Lise Getoor (University of California, Santa Cruz)
11:05am11:45am Wednesday, April 17, 2019
Models and Methods
Location: Grand Ballroom West
Secondary topics:  Models and Methods
Average rating: ****.
(4.50, 4 ratings)

Who is this presentation for?

  • AI researchers and practitioners

Level

Intermediate

Prerequisite knowledge

  • A basic understanding of computer science
  • Familiarity with machine learning or AI (useful but not required)

What you'll learn

  • Explore statistical relational learning
  • Understand the benefit of utilizing structure and the inherent risk of ignoring structure

Description

Our ability to collect, manipulate, analyze, and act on vast amounts of data is having a profound impact on all aspects of society. Much of this data is heterogeneous in nature and interlinked in a myriad of complex ways. From information integration to scientific discovery to computational social science, we need AI methods that are able to exploit both the inherent uncertainty and the innate structure in a domain.

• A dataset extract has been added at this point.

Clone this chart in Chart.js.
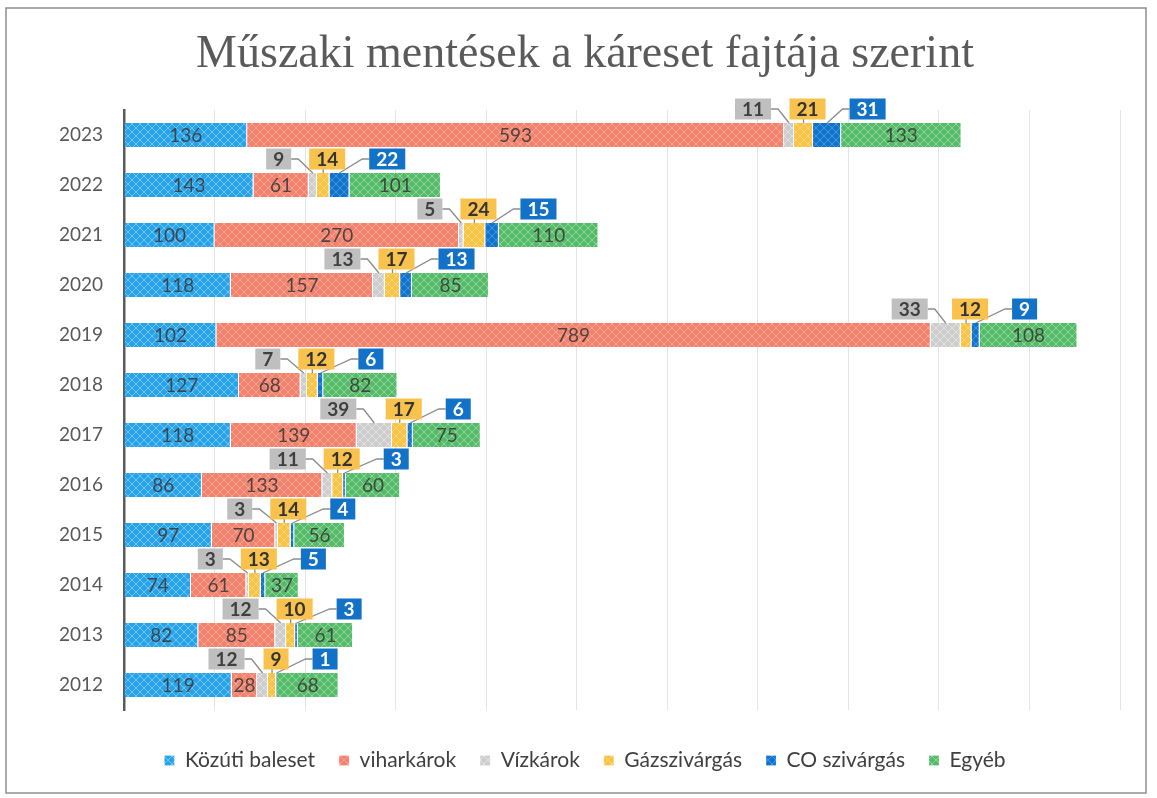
<!DOCTYPE html>
<html>
<head>
<meta charset="utf-8">
<script src="https://cdn.jsdelivr.net/npm/chart.js@4.4.0/dist/chart.umd.min.js"></script>
<style>
  html, body { margin: 0; padding: 0; background: #fff; }
  #wrap { width: 1157px; height: 798px; }
</style>
</head>
<body>
<div id="wrap"><canvas id="chart" width="1157" height="798"></canvas></div>
<script>
// adatok (felülről lefelé)
const years = ['2023', '2022', '2021', '2020', '2019', '2018', '2017', '2016', '2015', '2014', '2013', '2012'];
const kozuti = [136, 143, 100, 118, 102, 127, 118, 86, 97, 74, 82, 119];
const vihar = [593, 61, 270, 157, 789, 68, 139, 133, 70, 61, 85, 28];
const viz = [11, 9, 5, 13, 33, 7, 39, 11, 3, 3, 12, 12];
const gaz = [21, 14, 24, 17, 12, 12, 17, 12, 14, 13, 10, 9];
const co = [31, 22, 15, 13, 9, 6, 6, 3, 4, 5, 3, 1];
const egyeb = [133, 101, 110, 85, 108, 82, 75, 60, 56, 37, 61, 68];
const seriesNames = ['Közúti baleset', 'viharkárok', 'Vízkárok', 'Gázszivárgás', 'CO szivárgás', 'Egyéb'];
const xMax = 1100;

// mintás kitöltés (kis rács)
function hatch(base, light) {
  const c = document.createElement('canvas');
  c.width = 8; c.height = 8;
  const g = c.getContext('2d');
  g.fillStyle = base;
  g.fillRect(0, 0, 8, 8);
  g.strokeStyle = light;
  g.lineWidth = 1;
  g.beginPath();
  g.moveTo(0, 0); g.lineTo(8, 8);
  g.moveTo(8, 0); g.lineTo(0, 8);
  g.stroke();
  return g.createPattern(c, 'repeat');
}

const fills = [
  hatch('#27a3ea', 'rgba(190,230,255,0.5)'),
  hatch('#f2826d', 'rgba(255,215,205,0.4)'),
  hatch('#cdcdcd', 'rgba(240,240,240,0.6)'),
  hatch('#f9c444', 'rgba(255,235,180,0.5)'),
  hatch('#1074cc', 'rgba(120,180,240,0.5)'),
  hatch('#55bb68', 'rgba(200,240,205,0.5)')
];
const boxColors = { 2: '#bfbfbf', 3: '#f8c24d', 4: '#1272c8' };
const boxText = { 2: '#404040', 3: '#333333', 4: '#ffffff' };

const frame = {
  id: 'frame',
  beforeDraw(chart) {
    const ctx = chart.ctx;
    ctx.save();
    ctx.fillStyle = '#fff';
    ctx.fillRect(0, 0, chart.width, chart.height);
    ctx.strokeStyle = '#8f8f8f';
    ctx.lineWidth = 1.5;
    ctx.strokeRect(6, 8, 1140, 785);
    ctx.restore();
  }
};

function seg(chart, ds, i) {
  const el = chart.getDatasetMeta(ds).data[i];
  const p = el.getProps(['x', 'y', 'base', 'height'], true);
  return { c: (p.x + p.base) / 2, y: p.y, top: p.y - p.height / 2 };
}

function box(ctx, ds, val, left, cy) {
  const t = String(val);
  const w = ctx.measureText(t).width + 14;
  const h = 21;
  ctx.fillStyle = boxColors[ds];
  ctx.fillRect(left, cy - h / 2, w, h);
  ctx.fillStyle = boxText[ds];
  ctx.fillText(t, left + w / 2, cy + 1);
}

const labels = {
  id: 'labels',
  afterDatasetsDraw(chart) {
    const ctx = chart.ctx;
    ctx.save();
    ctx.textAlign = 'center';
    ctx.textBaseline = 'middle';
    // értékek a sávokon belül
    ctx.font = '19px Lato';
    ctx.fillStyle = 'rgba(60,60,60,0.9)';
    [0, 1, 5].forEach(ds => {
      chart.data.datasets[ds].data.forEach((v, i) => {
        const s = seg(chart, ds, i);
        ctx.fillText(String(v), s.c, s.y + 1);
      });
    });
    // kiemelt címkék a kis szegmensekhez
    ctx.font = 'bold 19px Lato';
    years.forEach((yr, i) => {
      const g = seg(chart, 2, i), y = seg(chart, 3, i), b = seg(chart, 4, i);
      const cy = g.y - 26;
      const wy = ctx.measureText(String(gaz[i])).width + 14;
      const wg = ctx.measureText(String(viz[i])).width + 14;
      const yl = y.c - wy / 2 + 4;
      const gl = Math.min(g.c - 18, yl - 18) - wg;
      const bl = Math.max(b.c + 18, yl + wy + 24);

      ctx.strokeStyle = '#8c8c8c';
      ctx.lineWidth = 1.3;
      ctx.beginPath();
      ctx.moveTo(gl + wg, cy); ctx.lineTo(gl + wg + 7, cy); ctx.lineTo(g.c, g.top);
      ctx.moveTo(y.c, cy + 10); ctx.lineTo(y.c, y.top);
      ctx.moveTo(bl, cy); ctx.lineTo(bl - 7, cy); ctx.lineTo(b.c, b.top);
      ctx.stroke();

      box(ctx, 2, viz[i], gl, cy);
      box(ctx, 3, gaz[i], yl, cy);
      box(ctx, 4, co[i], bl, cy);
    });
    ctx.restore();
  }
};

const values = [kozuti, vihar, viz, gaz, co, egyeb];

new Chart(document.getElementById('chart'), {
  type: 'bar',
  data: {
    labels: years,
    datasets: seriesNames.map((name, k) => ({
      label: name,
      data: values[k],
      backgroundColor: fills[k],
      borderColor: '#ffffff',
      borderWidth: { left: 0, right: 1, top: 0, bottom: 0 },
      borderSkipped: false,
      barPercentage: 0.48,
      categoryPercentage: 1
    }))
  },
  options: {
    indexAxis: 'y',
    responsive: false,
    animation: false,
    layout: { padding: { left: 50, right: 37, top: 0, bottom: 17 } },
    scales: {
      x: {
        stacked: true,
        min: 0,
        max: xMax,
        ticks: { display: false, stepSize: 100 },
        grid: { color: '#e4e4e4', drawTicks: false },
        border: { display: false },
        afterFit: s => { s.height = 16; }
      },
      y: {
        stacked: true,
        ticks: { color: '#595959', font: { family: 'Lato', size: 19 }, padding: 21 },
        grid: { display: false, drawTicks: false },
        border: { display: true, color: '#5a5a5a', width: 2.5 },
        afterFit: s => { s.width = 74; }
      }
    },
    plugins: {
      title: {
        display: true,
        text: 'Műszaki mentések a káreset fajtája szerint',
        color: '#5a5a5a',
        font: { family: 'Liberation Serif', size: 46, weight: 'normal', lineHeight: 1.2 },
        padding: { top: 27, bottom: 27.8 }
      },
      legend: {
        position: 'bottom',
        labels: {
          color: '#404040',
          font: { family: 'Lato', size: 21 },
          boxWidth: 10,
          boxHeight: 10,
          padding: 24
        }
      },
      tooltip: { enabled: false }
    }
  },
  plugins: [frame, labels]
});
</script>
</body>
</html>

Statistical relational learning (SRL) is a subfield that builds on principles from probability theory and statistics to address uncertainty while incorporating tools from knowledge representation and logic to represent structure.

Lise Getoor offers a brief introduction to SRL, shares templates for common structured prediction problems, and discusses modeling approaches that mix logic, probabilistic inference, and latent variables. Lise then details recent work on probabilistic soft logic (PSL)—an SRL framework for large-scale collective, probabilistic reasoning in relational domains—and highlights emerging opportunities (and challenges) in realizing the effectiveness of data and structure for knowledge discovery.

Photo of Lise Getoor

Lise Getoor

University of California, Santa Cruz

Lise Getoor is a professor in the Computer Science Department at the University of California, Santa Cruz, and director of the UCSC Data Science Research Center. Her research areas include machine learning, data integration, and reasoning under uncertainty, with an emphasis on graph and network data. Previously, she was a professor in the Computer Science Department at the University of Maryland, College Park. Lise has over 250 publications and extensive experience with machine learning and probabilistic modeling methods for graph and network data. She is a fellow of the Association for Artificial Intelligence and an elected board member of the International Machine Learning Society; she serves on the board of the Computing Research Association (CRA) and was cochair for ICML 2011. Lise is a recipient of an NSF Career Award and 12 best paper and best student paper awards. She holds a PhD from Stanford University, an MS from UC Berkeley, and a BS from UC Santa Barbara.